En español | The power of laughter goes beyond the pleasure and joy a spontaneous outburst provokes. Laughter changes people. Its magic heals emotional and psychological problems, eases physical ailments and pains, and helps people stay mentally sharp.
Haydée Pereira of Miami knows this from experience. She is an ardent supporter and practitioner of laughter therapy. “Every time I go to laughter therapy, I forget about my pains,” she says. “[Laughter] is a sedative for my ailing body.” At 82, she suffers from arthritis. Although no research has proven that laughter can cure diseases, physicians agree that laughing has a positive impact on the circulatory, immune and other bodily systems.
See also: They laugh and make others laugh.
Laughter also helps Pereira keep her spirits up. She often feels burdened, for example, with “many other sad things that come with age,” including her children’s and grandchildren’s problems. “But laughing during therapy,” she says, “makes me forget about everything, and I enjoy the moment.”
Laughter helps keep Pereira’s memory sharp, too. Since she began laughter therapy, she says she’s been more alert and interacts better with her friends at the senior center.
The science backs her up. Laughter, experts say, boosts mental functions, mental alertness, memory and interpersonal responsiveness. “Comedians and teachers who want to alleviate stress tell jokes,” says George Pacheco Jr., Ph.D., a communication professor at Angelo State University in San Angelo, Texas. Making his students laugh, he says, has proven a good way to teach: “Students increase their learning through humor.”

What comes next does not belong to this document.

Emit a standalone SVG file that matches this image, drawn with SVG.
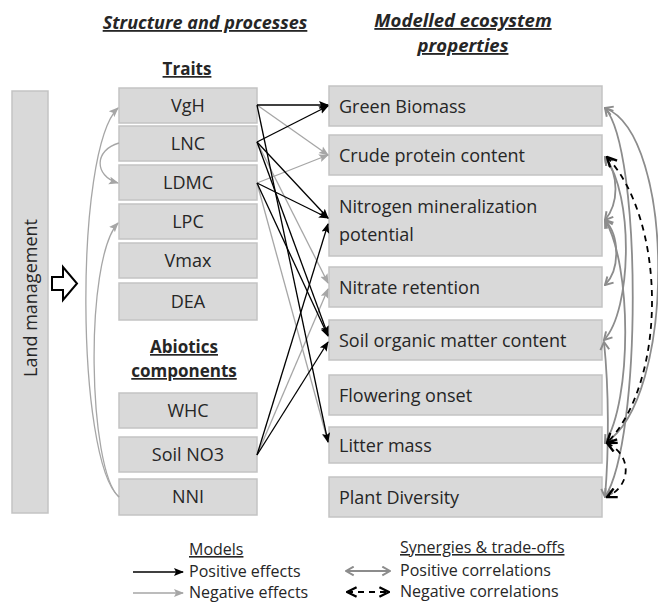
<svg xmlns="http://www.w3.org/2000/svg" width="658" height="602" viewBox="0 0 658 602">
<style>
.box{fill:#d9d9d9;stroke:#c3c3c3;stroke-width:1.5}
.t{font-family:"Open Sans","Noto Sans",sans-serif;font-size:18px;fill:#262626}
.c{text-anchor:middle}
.h{font-family:"Open Sans","Noto Sans",sans-serif;font-weight:bold;fill:#262626;text-decoration:underline}
.lg{font-family:"Open Sans","Noto Sans",sans-serif;font-size:16px;fill:#262626}
.pos{fill:none;stroke:#000;stroke-width:1.3;marker-end:url(#ab)}
.neg{fill:none;stroke:#a6a6a6;stroke-width:1.3;marker-end:url(#ag)}
.cor{fill:none;stroke:#8c8c8c;stroke-width:1.8;marker-start:url(#cg);marker-end:url(#cg)}
.ncor{fill:none;stroke:#000;stroke-width:1.8;stroke-dasharray:6,5;marker-start:url(#cb);marker-end:url(#cb)}
</style>
<defs>
<marker id="ab" viewBox="0 0 10 10" refX="9" refY="5" markerWidth="10" markerHeight="10" markerUnits="userSpaceOnUse" orient="auto"><path d="M0,1 L10,5 L0,9 L2,5 z" fill="#000"/></marker>
<marker id="ag" viewBox="0 0 10 10" refX="9" refY="5" markerWidth="10" markerHeight="10" markerUnits="userSpaceOnUse" orient="auto"><path d="M0,1 L10,5 L0,9 L2,5 z" fill="#a6a6a6"/></marker>
<marker id="cg" viewBox="0 0 10 10" refX="9" refY="5" markerWidth="11" markerHeight="11" markerUnits="userSpaceOnUse" orient="auto-start-reverse"><path d="M2,1 L9,5 L2,9" fill="none" stroke="#8c8c8c" stroke-width="1.8"/></marker>
<marker id="cb" viewBox="0 0 10 10" refX="9" refY="5" markerWidth="12" markerHeight="12" markerUnits="userSpaceOnUse" orient="auto-start-reverse"><path d="M1,1 L9,5 L1,9" fill="none" stroke="#000" stroke-width="2"/></marker>
</defs>
<rect width="658" height="602" fill="#fff"/>

<!-- headings -->
<text class="h" x="205" y="29" text-anchor="middle" font-size="18" font-style="italic">Structure and processes</text>
<text class="h" x="463" y="27" text-anchor="middle" font-size="18.5" font-style="italic">Modelled ecosystem</text>
<text class="h" x="463" y="52" text-anchor="middle" font-size="18.5" font-style="italic">properties</text>
<text class="h" x="187" y="75" text-anchor="middle" font-size="17">Traits</text>
<text class="h" x="184" y="353" text-anchor="middle" font-size="17">Abiotics </text>
<text class="h" x="184" y="377" text-anchor="middle" font-size="17">components</text>

<!-- land management -->
<g id="land">
<rect class="box" x="12" y="91" width="36" height="422"/>
<text class="t c" x="36.5" y="298" transform="rotate(-90 36.5 298)" font-size="18.5">Land management</text>
</g>
<g id="bigarrow">
<polygon points="52,277 63,277 63,267 77,283.5 63,300 63,290 52,290" fill="#fff" stroke="#000" stroke-width="2" stroke-linejoin="miter"/>
</g>

<!-- left nodes -->
<g id="VgH"><rect class="box" x="119" y="88" width="138" height="35"/><text class="t c" x="188" y="112">VgH</text></g>
<g id="LNC"><rect class="box" x="119" y="126" width="138" height="35"/><text class="t c" x="188" y="150">LNC</text></g>
<g id="LDMC"><rect class="box" x="119" y="165" width="138" height="35"/><text class="t c" x="188" y="189">LDMC</text></g>
<g id="LPC"><rect class="box" x="119" y="204" width="138" height="35"/><text class="t c" x="188" y="228">LPC</text></g>
<g id="Vmax"><rect class="box" x="119" y="243" width="138" height="35"/><text class="t c" x="188" y="267">Vmax</text></g>
<g id="DEA"><rect class="box" x="119" y="283" width="138" height="37"/><text class="t c" x="188" y="308">DEA</text></g>
<g id="WHC"><rect class="box" x="119" y="393" width="138" height="35"/><text class="t c" x="188" y="417">WHC</text></g>
<g id="SoilNO3"><rect class="box" x="119" y="437" width="138" height="35"/><text class="t c" x="188" y="461">Soil NO3</text></g>
<g id="NNI"><rect class="box" x="119" y="479" width="138" height="36"/><text class="t c" x="188" y="503">NNI</text></g>

<!-- right nodes -->
<g id="GB"><rect class="box" x="329" y="86" width="273" height="40"/><text class="t" x="339" y="113" font-size="18.5">Green Biomass</text></g>
<g id="CP"><rect class="box" x="329" y="135" width="273" height="40"/><text class="t" x="339" y="162" font-size="18.5">Crude protein content</text></g>
<g id="NMP"><rect class="box" x="329" y="186" width="273" height="70"/><text class="t" x="339" y="213" font-size="18.5">Nitrogen mineralization</text><text class="t" x="339" y="241" font-size="18.5">potential</text></g>
<g id="NR"><rect class="box" x="329" y="267" width="273" height="40"/><text class="t" x="339" y="294" font-size="18.5">Nitrate retention</text></g>
<g id="SOM"><rect class="box" x="329" y="320" width="273" height="40"/><text class="t" x="339" y="347" font-size="18.5">Soil organic matter content</text></g>
<g id="FO"><rect class="box" x="329" y="375" width="273" height="40"/><text class="t" x="339" y="402" font-size="18.5">Flowering onset</text></g>
<g id="LM"><rect class="box" x="329" y="427" width="273" height="36"/><text class="t" x="339" y="452" font-size="18.5">Litter mass</text></g>
<g id="PD"><rect class="box" x="329" y="477" width="273" height="40"/><text class="t" x="339" y="504" font-size="18.5">Plant Diversity</text></g>

<!-- connectors -->
<g id="connectors">
<!-- left-side effects -->
<path class="neg" d="M119,497 C76,460 74,150 118,108"/>
<path class="neg" d="M119,497 C88,470 84,260 118,223"/>
<path class="neg" d="M119,143 C94,150 94,176 118,183"/>
<!-- models: negative (gray) -->
<path class="neg" d="M257,105 L328,155"/>
<path class="neg" d="M257,183 L328,155"/>
<path class="neg" d="M257,142 L328,283"/>
<path class="neg" d="M257,455 L328,289"/>
<path class="neg" d="M257,183 L328,442"/>
<!-- models: positive (black) -->
<path class="pos" d="M257,105 L328,105"/>
<path class="pos" d="M257,142 L328,106"/>
<path class="pos" d="M257,142 L328,218"/>
<path class="pos" d="M257,183 L328,218"/>
<path class="pos" d="M257,455 L328,224"/>
<path class="pos" d="M257,142 L328,335"/>
<path class="pos" d="M257,183 L328,336"/>
<path class="pos" d="M257,455 L328,342"/>
<path class="pos" d="M257,105 L328,442"/>
<!-- correlations -->
<path class="cor" d="M605,108 C676,135 676,400 605,443"/>
<path class="cor" d="M605,108 C642,150 642,440 605,497"/>
<path class="cor" d="M605,157 C619,175 619,203 605,220"/>
<path class="cor" d="M605,157 C634,195 632,310 604,340"/>
<path class="cor" d="M605,220 C620,236 620,270 605,285"/>
<path class="cor" d="M605,220 C632,265 632,400 605,443"/>
<path class="cor" d="M604,342 C609,390 609,450 605,497"/>
<path class="ncor" d="M607,157 C666,220 668,380 607,443"/>
<path class="ncor" d="M607,443 C632,455 632,485 607,497"/>
</g>

<!-- legend -->
<g id="legend">
<text class="lg" x="189" y="555" text-decoration="underline">Models</text>
<path class="pos" d="M133,572 L183,572"/>
<text class="lg" x="189" y="577">Positive effects</text>
<path class="neg" d="M133,593 L183,593"/>
<text class="lg" x="189" y="598">Negative effects</text>
<text class="lg" x="400" y="553" text-decoration="underline">Synergies &amp; trade-offs</text>
<path class="cor" d="M346,571 L390,571"/>
<text class="lg" x="400" y="576">Positive correlations</text>
<path class="ncor" d="M347,592 L389,592" stroke-dasharray="8,6"/>
<text class="lg" x="400" y="597">Negative correlations</text>
</g>
</svg>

Next: Laughter as a tool. >>
Laughter as a tool
Since the 1960s, the healing powers of laughter have been explored in a branch of science called gelotology—from the Greek gelos, meaning “laughter.”
The knowledge that laughter and humor contribute greatly to good health has led to the development of techniques that use laughter as a tool for relaxation and improved health.
“Through laughter, my patients get motivated and feel more energized,” says Erika Ruiz, a certified laughter yoga teacher who specializes in working with older people in Miami. “It helps lower their blood pressure. It’s also an aerobic activity that makes them expend energy, as in exercise, and finally it helps them improve the relationships they have between each other.”
When we laugh, she explains, we generate endorphins, decreasing levels of cortisol and adrenaline — the stress hormones. Endorphins are chemicals that act on the nervous system and help reduce feelings of pain.
“They’re that pleasant sensation after having ice cream or eating chocolate,” Ruiz, 46, says. “But with laughter, they’re fat free.” And when we laugh unconditionally for at least 10 minutes, we generate enough endorphins to benefit health. The giggles and laughter can be simulated, she says: “The brain doesn’t really differentiate between fake or real, spontaneous laughter.”
So laughter therapy is gaining popularity, in workplaces, nursing homes and hospitals. Laughter therapy complements traditional cancer treatment and psychotherapy. Even nuns are getting in the act. “Everyone can laugh,” says Ruiz. And everyone can benefit.
Do try this at home
Some people, though, may find it silly to pay for laughter. Don’t want to go to a comedy club or laughter therapist? Says Ruiz: “Laughter already comes installed in your body.” We should all be laughing more in our daily lives—especially older people. Research shows that as we age, we laugh less, perhaps because we just don’t play as much.
So try your own version of laughter therapy. “Start in the morning with a light ha, ha, ha, ho, ho, and then increase in intensity,” says Ruiz. “If we want a healing laughter, we have to practice and laugh every day.” But you don’t need to force it. Surround yourself with people who make you laugh. When a child laughs, join in. Most important: Find the funny in your own life.